Келли взглянул ему в лицо то ли удивлённо, то ли испуганно, но быстро взял себя в руки, молча кивнул, продолжил работу. И, не поднимая глаз, сказал:
— Берг, если можно, дай мне знать заранее. Скажем, за месяц. Чтобы я мог найти новое место.
— Конечно! — горячо согласился Берг. — Конечно. В любом случае не раньше нового года. И ты не спеши, найди себе хорошее место. Пока не найдёшь, будешь помогать мне, хоть месяц, хоть год.
— Спасибо…
Бергу вдруг стало страшно. Он понял, что рано или поздно Келли уйдёт. Он знал это всегда, но лишь сейчас осознал всю важность этого события. Не будет больше их молчаливых посиделок, не будет лёгкой, будто нерешительной улыбки, сильных и заботливых рук, ласкового взгляда. Однажды, уже скоро, он проснётся утром, а Келли будет далеко. Он торопливо прибавил:
— Пока ещё рано об этом говорить, я даже в кресло сам не могу пересесть. Душ сам не могу принять, в туалет сходить.
— С душем есть у меня одна идея, — Келли радостно вскинул глаза, будто нащупав, наконец, понятную и простую тему разговора. — Есть такой каркас, типа лежака, он помещается в ванну, и его можно поднимать и опускать…
На следующий же день такая штука появилась в их доме. Правда, Бергу понадобилась помощь и Келли, и Гарета, чтобы перевалить тяжёлое тело через бортик ванны и разместиться в металлическом полукресле, но прикосновение теплой воды было потрясающе приятным. Он забыл обо всем на свете. Закрыв глаза, нежился в воде, будто растворяясь, почти засыпая, почти не замечая ни запаха шампуня, ни быстрых пальцев, приятно царапающих его скальп. Желание пришло в одно мгновение, захлестнув его жаркой волной. Он задохнулся от внезапного, острого возбуждения и, утратив способность соображать, стиснул в ладони руку Келли, прижал её к паху. И не сразу заметил, как тихо стало в ванной, как замерла, помертвела рука Келли. А потом рука мягко освободилась, чуть слышно скрипнула дверь, отворяясь и закрываясь вновь, и снова — тишина. Стыд оказался мучительнее желания. Берг понял одно: любой намёк на интимность с его стороны будет сейчас насилием. Он должен набраться терпения и ждать. Келли того стоит.

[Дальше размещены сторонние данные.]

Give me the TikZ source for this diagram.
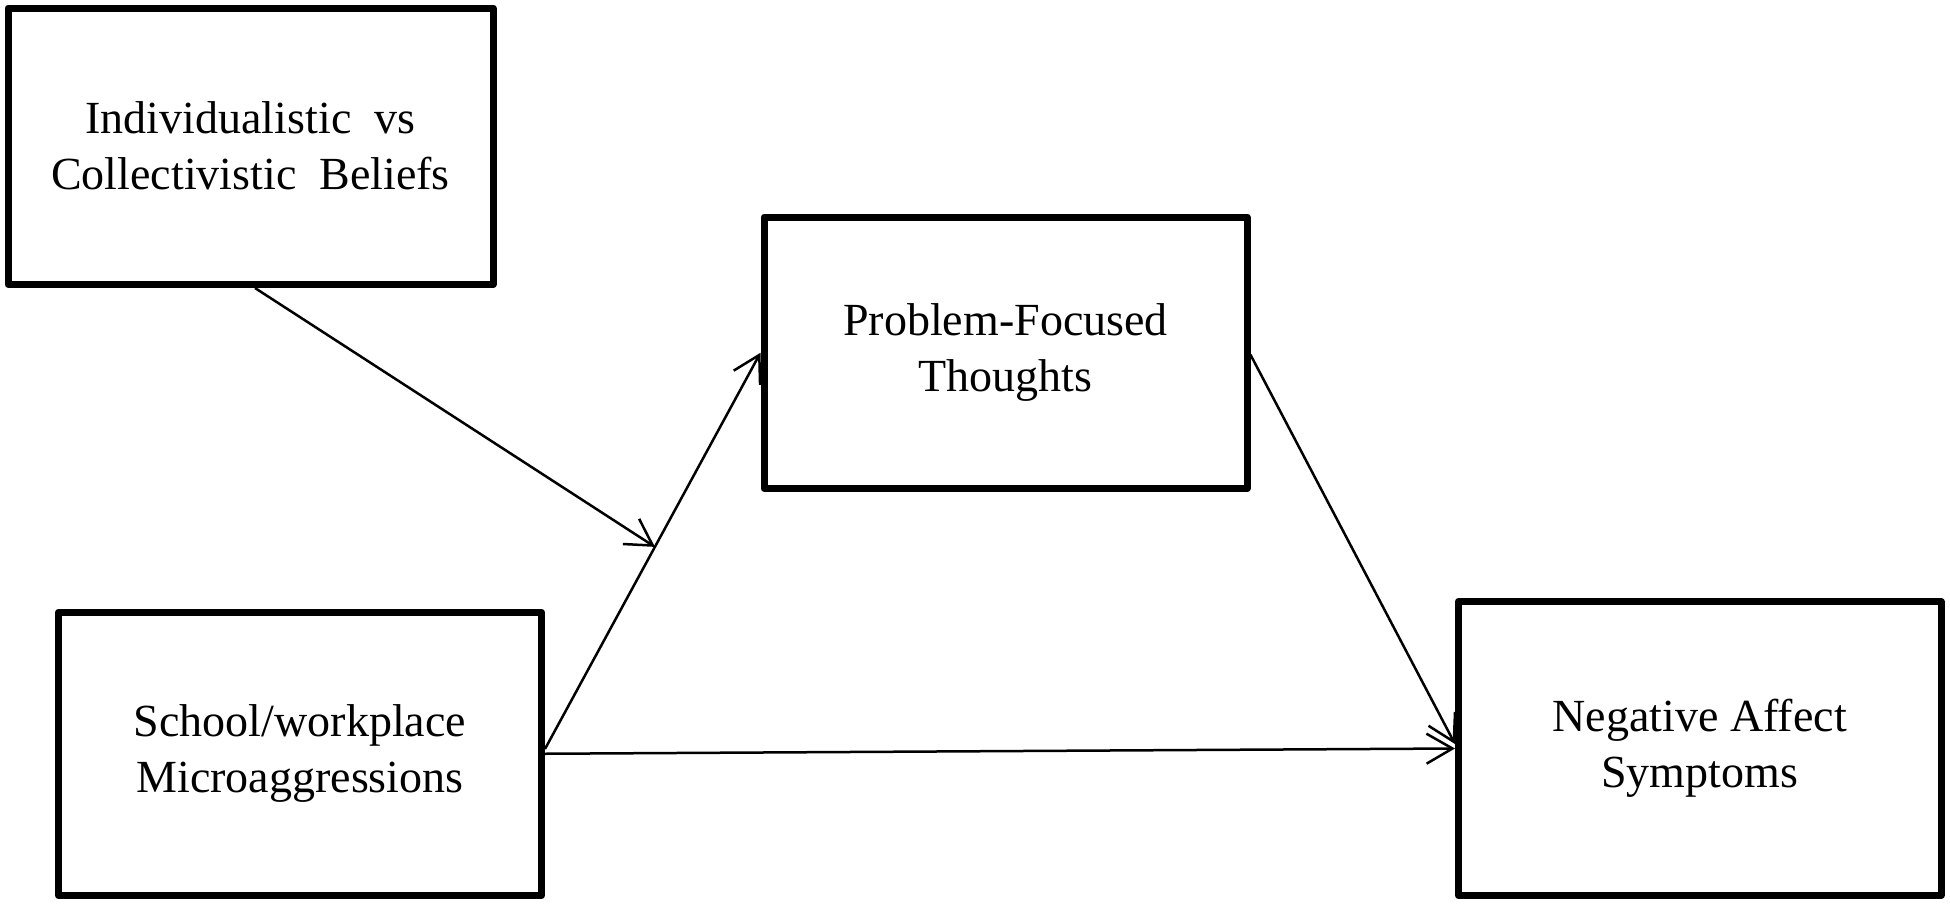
\documentclass[tikz,border=0pt]{standalone}
\usepackage{fontspec}
\setmainfont{Liberation Serif}
\usetikzlibrary{arrows.meta,calc}
\begin{document}
\begin{tikzpicture}[x=0.5pt,y=-0.5pt,
  box/.style={draw, line width=3.5pt, line join=round, inner sep=0pt, align=center,
    font=\fontsize{23}{28}\selectfont},
  link/.style={line width=1.25pt,
    -{Straight Barb[length=13pt,width=15pt,line width=1.25pt]}}]
\useasboundingbox (0,0) rectangle (1950,905);
\node[box, minimum width=242.5pt, minimum height=138.25pt] (ind) at (250.5,146.25)
  {Individualistic\ \ vs\\Collectivistic\ \ Beliefs};
\node[box, minimum width=241.5pt, minimum height=135.75pt] (pft) at (1005.5,352.75)
  {Problem-Focused\\Thoughts};
\node[box, minimum width=241.5pt, minimum height=141.75pt] (mic) at (300,753.75)
  {School/workplace\\Microaggressions};
\node[box, minimum width=241.25pt, minimum height=147pt] (neg) at (1699.75,748.5)
  {Negative Affect\\Symptoms};
\coordinate (bS) at ([yshift=2.4pt]mic.east);
\coordinate (aT) at ($(bS)!0.51!(pft.west)$);
\draw[link] (bS) -- (pft.west);
\draw[link] ([xshift=2.25pt]ind.south) -- (aT);
\draw[link] ([yshift=-1pt]pft.east) -- ([yshift=2.25pt]neg.west);
\draw[link] (mic.east) -- (neg.west);
\end{tikzpicture}
\end{document}
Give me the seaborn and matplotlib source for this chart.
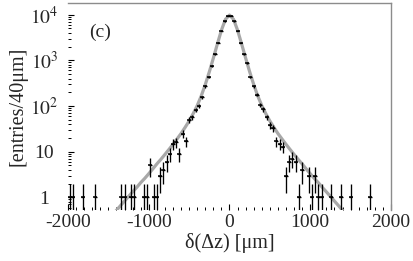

О случившемся они не говорили, обошли молчанием взаимную неловкость. Но Берг заметил, что Келли стал ещё более отстранённым, ещё более осторожным в жестах и словах, нарочно увеличив дистанцию, разделяющую пациента и сиделку. Берг понял и принял его решение. Два Берга в эти дни уживались в нем. Один изнурял себя тренировками, мечтая поскорее подняться на ноги, вернуть контроль над своим телом и над своей жизнью. Второй, замирая от страха скорой разлуки, жадно впитывал каждую минуту, проведённую вместе, сберегал в памяти каждую улыбку, каждое прикосновение. Никогда ещё Келли не казался ему таким желанным. Никогда не был он таким недоступным.
Зимние праздники наступили, как всегда, неожиданно. Приехали родственники из провинции: дядя Элион, брат Элоиза, кругленький и энергичный омега с детьми, альфами-близнецами, подростками меланхолического склада характера. В гостиной появилась ёлка. Берг, сидя в своём кресле и потягивая грог, наблюдал, как её наряжали всей семьёй. Подростки смотрели на Келли с открытыми ртами, за них становилось немного неудобно.
В ночь Негасимого Света собрались за столом, по старинной асторианской традиции вспомнили события прошедшего года. Берг удивился. Год назад за этим же столом он скрипел зубами от боли. Год назад он ещё не знал Келли. А тот сидел за столом прямо напротив Берга, неправдоподобно красивый, радостно оживлённый. На нем была та же зелёная шелковая рубашка, в которой Берг впервые увидел его, на этот раз открывающая стройную белую шею и круглую яремную впадинку, мягкую и теплую даже на вид. Берг чувствовал лёгкую эйфорию, прежде испытываемую после самых трудных полётов, и было ли это от вина, от жуткой, суеверно скрываемой радости живого тела или же от блеска любимых глаз, он не знал и знать не хотел.